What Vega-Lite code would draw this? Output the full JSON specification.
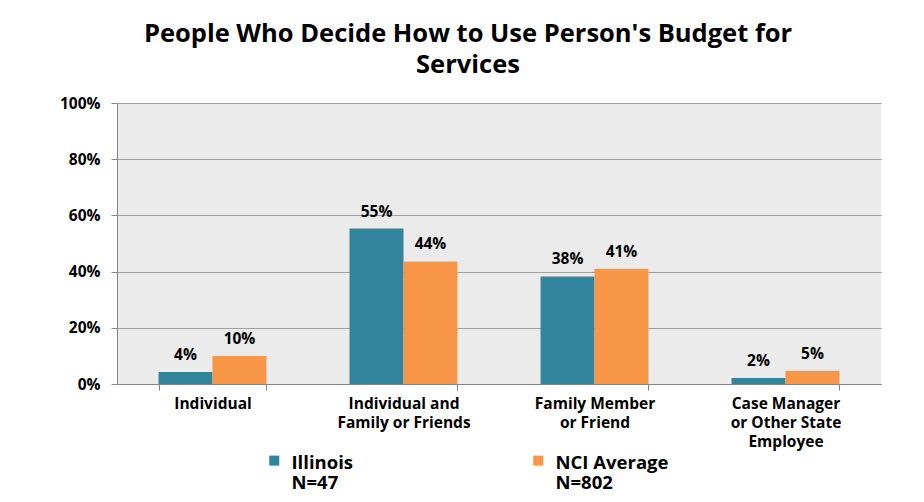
{
  "$schema": "https://vega.github.io/schema/vega-lite/v6.json",
  "width": 764,
  "height": 281,
  "autosize": "none",
  "padding": {"left": 117, "top": 103, "right": 43, "bottom": 118},
  "background": "white",
  "title": {
    "text": ["People Who Decide How to Use Person's Budget for", "Services"],
    "font": "Open Sans",
    "fontSize": 25.5,
    "fontWeight": "bold",
    "color": "#000000",
    "lineHeight": 31,
    "anchor": "middle",
    "frame": "group",
    "dx": -31,
    "offset": 18
  },
  "data": {
    "values": [
      {"category": "Individual", "series": "Illinois", "value": 0.043},
      {"category": "Individual", "series": "NCI Average", "value": 0.10},
      {"category": "Individual and Family or Friends", "series": "Illinois", "value": 0.553},
      {"category": "Individual and Family or Friends", "series": "NCI Average", "value": 0.436},
      {"category": "Family Member or Friend", "series": "Illinois", "value": 0.383},
      {"category": "Family Member or Friend", "series": "NCI Average", "value": 0.41},
      {"category": "Case Manager or Other State Employee", "series": "Illinois", "value": 0.021},
      {"category": "Case Manager or Other State Employee", "series": "NCI Average", "value": 0.047}
    ]
  },
  "config": {
    "view": {"fill": "#EBEBEB", "stroke": null},
    "font": "Open Sans"
  },
  "encoding": {
    "x": {
      "field": "category",
      "type": "nominal",
      "sort": null,
      "scale": {"paddingInner": 0.435, "paddingOuter": 0.2175},
      "axis": {
        "title": null,
        "labelAngle": 0,
        "labelFont": "Open Sans",
        "labelFontSize": 15.5,
        "labelFontWeight": "bold",
        "labelColor": "#000000",
        "labelPadding": 6,
        "labelLineHeight": 19,
        "labelBaseline": "top",
        "labelLimit": 300,
        "domainColor": "#868686",
        "tickColor": "#868686",
        "tickBand": "extent",
        "tickSize": 6,
        "labelExpr": "datum.value == 'Individual and Family or Friends' ? ['Individual and', 'Family or Friends'] : datum.value == 'Family Member or Friend' ? ['Family Member', 'or Friend'] : datum.value == 'Case Manager or Other State Employee' ? ['Case Manager', 'or Other State', 'Employee'] : datum.value"
      }
    },
    "xOffset": {"field": "series", "type": "nominal", "scale": {"paddingInner": 0, "paddingOuter": 0}},
    "y": {
      "field": "value",
      "type": "quantitative",
      "scale": {"domain": [0, 1]},
      "axis": {
        "title": null,
        "format": ".0%",
        "values": [0, 0.2, 0.4, 0.6, 0.8, 1],
        "labelFont": "Open Sans",
        "labelFontSize": 15.5,
        "labelFontWeight": "bold",
        "labelColor": "#000000",
        "labelPadding": 11,
        "gridColor": "#A0A0A0",
        "gridWidth": 1,
        "domainColor": "#868686",
        "tickColor": "#868686",
        "tickSize": 6
      }
    }
  },
  "layer": [
    {
      "mark": {"type": "bar", "strokeWidth": 1},
      "encoding": {
        "color": {
          "field": "series",
          "type": "nominal",
          "scale": {"domain": ["Illinois", "NCI Average"], "range": ["#31849B", "#F79646"]},
          "legend": {
            "title": null,
            "orient": "none",
            "direction": "horizontal",
            "legendX": 148,
            "legendY": 341,
            "symbolType": "M-1,0.4H1V2.4H-1Z",
            "symbolSize": 100,
            "symbolStrokeWidth": 0,
            "labelFont": "Open Sans",
            "labelFontSize": 18.5,
            "labelFontWeight": "bold",
            "labelColor": "#000000",
            "labelBaseline": "top",
            "labelLineHeight": 20,
            "labelOffset": 8,
            "columnPadding": 175,
            "labelLimit": 300,
            "labelExpr": "datum.label == 'Illinois' ? ['Illinois', '\u2002N=47'] : ['NCI Average', '\u2002N=802']"
          }
        }
      }
    },
    {
      "mark": {"type": "text", "dy": -17, "fontSize": 15.5, "fontWeight": "bold", "font": "Open Sans", "color": "#000000"},
      "encoding": {
        "text": {"field": "value", "type": "quantitative", "format": ".0%"}
      }
    }
  ]
}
--- --- ---
# Work to do:
Return the full material word for word. Do not include the pictures.

# The completed task:
What Vega-Lite code would draw this? Output the full JSON specification.
{
  "$schema": "https://vega.github.io/schema/vega-lite/v6.json",
  "width": 764,
  "height": 281,
  "autosize": "none",
  "padding": {"left": 117, "top": 103, "right": 43, "bottom": 118},
  "background": "white",
  "title": {
    "text": ["People Who Decide How to Use Person's Budget for", "Services"],
    "font": "Open Sans",
    "fontSize": 25.5,
    "fontWeight": "bold",
    "color": "#000000",
    "lineHeight": 31,
    "anchor": "middle",
    "frame": "group",
    "dx": -31,
    "offset": 18
  },
  "data": {
    "values": [
      {"category": "Individual", "series": "Illinois", "value": 0.043},
      {"category": "Individual", "series": "NCI Average", "value": 0.10},
      {"category": "Individual and Family or Friends", "series": "Illinois", "value": 0.553},
      {"category": "Individual and Family or Friends", "series": "NCI Average", "value": 0.436},
      {"category": "Family Member or Friend", "series": "Illinois", "value": 0.383},
      {"category": "Family Member or Friend", "series": "NCI Average", "value": 0.41},
      {"category": "Case Manager or Other State Employee", "series": "Illinois", "value": 0.021},
      {"category": "Case Manager or Other State Employee", "series": "NCI Average", "value": 0.047}
    ]
  },
  "config": {
    "view": {"fill": "#EBEBEB", "stroke": null},
    "font": "Open Sans"
  },
  "encoding": {
    "x": {
      "field": "category",
      "type": "nominal",
      "sort": null,
      "scale": {"paddingInner": 0.435, "paddingOuter": 0.2175},
      "axis": {
        "title": null,
        "labelAngle": 0,
        "labelFont": "Open Sans",
        "labelFontSize": 15.5,
        "labelFontWeight": "bold",
        "labelColor": "#000000",
        "labelPadding": 6,
        "labelLineHeight": 19,
        "labelBaseline": "top",
        "labelLimit": 300,
        "domainColor": "#868686",
        "tickColor": "#868686",
        "tickBand": "extent",
        "tickSize": 6,
        "labelExpr": "datum.value == 'Individual and Family or Friends' ? ['Individual and', 'Family or Friends'] : datum.value == 'Family Member or Friend' ? ['Family Member', 'or Friend'] : datum.value == 'Case Manager or Other State Employee' ? ['Case Manager', 'or Other State', 'Employee'] : datum.value"
      }
    },
    "xOffset": {"field": "series", "type": "nominal", "scale": {"paddingInner": 0, "paddingOuter": 0}},
    "y": {
      "field": "value",
      "type": "quantitative",
      "scale": {"domain": [0, 1]},
      "axis": {
        "title": null,
        "format": ".0%",
        "values": [0, 0.2, 0.4, 0.6, 0.8, 1],
        "labelFont": "Open Sans",
        "labelFontSize": 15.5,
        "labelFontWeight": "bold",
        "labelColor": "#000000",
        "labelPadding": 11,
        "gridColor": "#A0A0A0",
        "gridWidth": 1,
        "domainColor": "#868686",
        "tickColor": "#868686",
        "tickSize": 6
      }
    }
  },
  "layer": [
    {
      "mark": {"type": "bar", "strokeWidth": 1},
      "encoding": {
        "color": {
          "field": "series",
          "type": "nominal",
          "scale": {"domain": ["Illinois", "NCI Average"], "range": ["#31849B", "#F79646"]},
          "legend": {
            "title": null,
            "orient": "none",
            "direction": "horizontal",
            "legendX": 148,
            "legendY": 341,
            "symbolType": "M-1,0.4H1V2.4H-1Z",
            "symbolSize": 100,
            "symbolStrokeWidth": 0,
            "labelFont": "Open Sans",
            "labelFontSize": 18.5,
            "labelFontWeight": "bold",
            "labelColor": "#000000",
            "labelBaseline": "top",
            "labelLineHeight": 20,
            "labelOffset": 8,
            "columnPadding": 175,
            "labelLimit": 300,
            "labelExpr": "datum.label == 'Illinois' ? ['Illinois', '\u2002N=47'] : ['NCI Average', '\u2002N=802']"
          }
        }
      }
    },
    {
      "mark": {"type": "text", "dy": -17, "fontSize": 15.5, "fontWeight": "bold", "font": "Open Sans", "color": "#000000"},
      "encoding": {
        "text": {"field": "value", "type": "quantitative", "format": ".0%"}
      }
    }
  ]
}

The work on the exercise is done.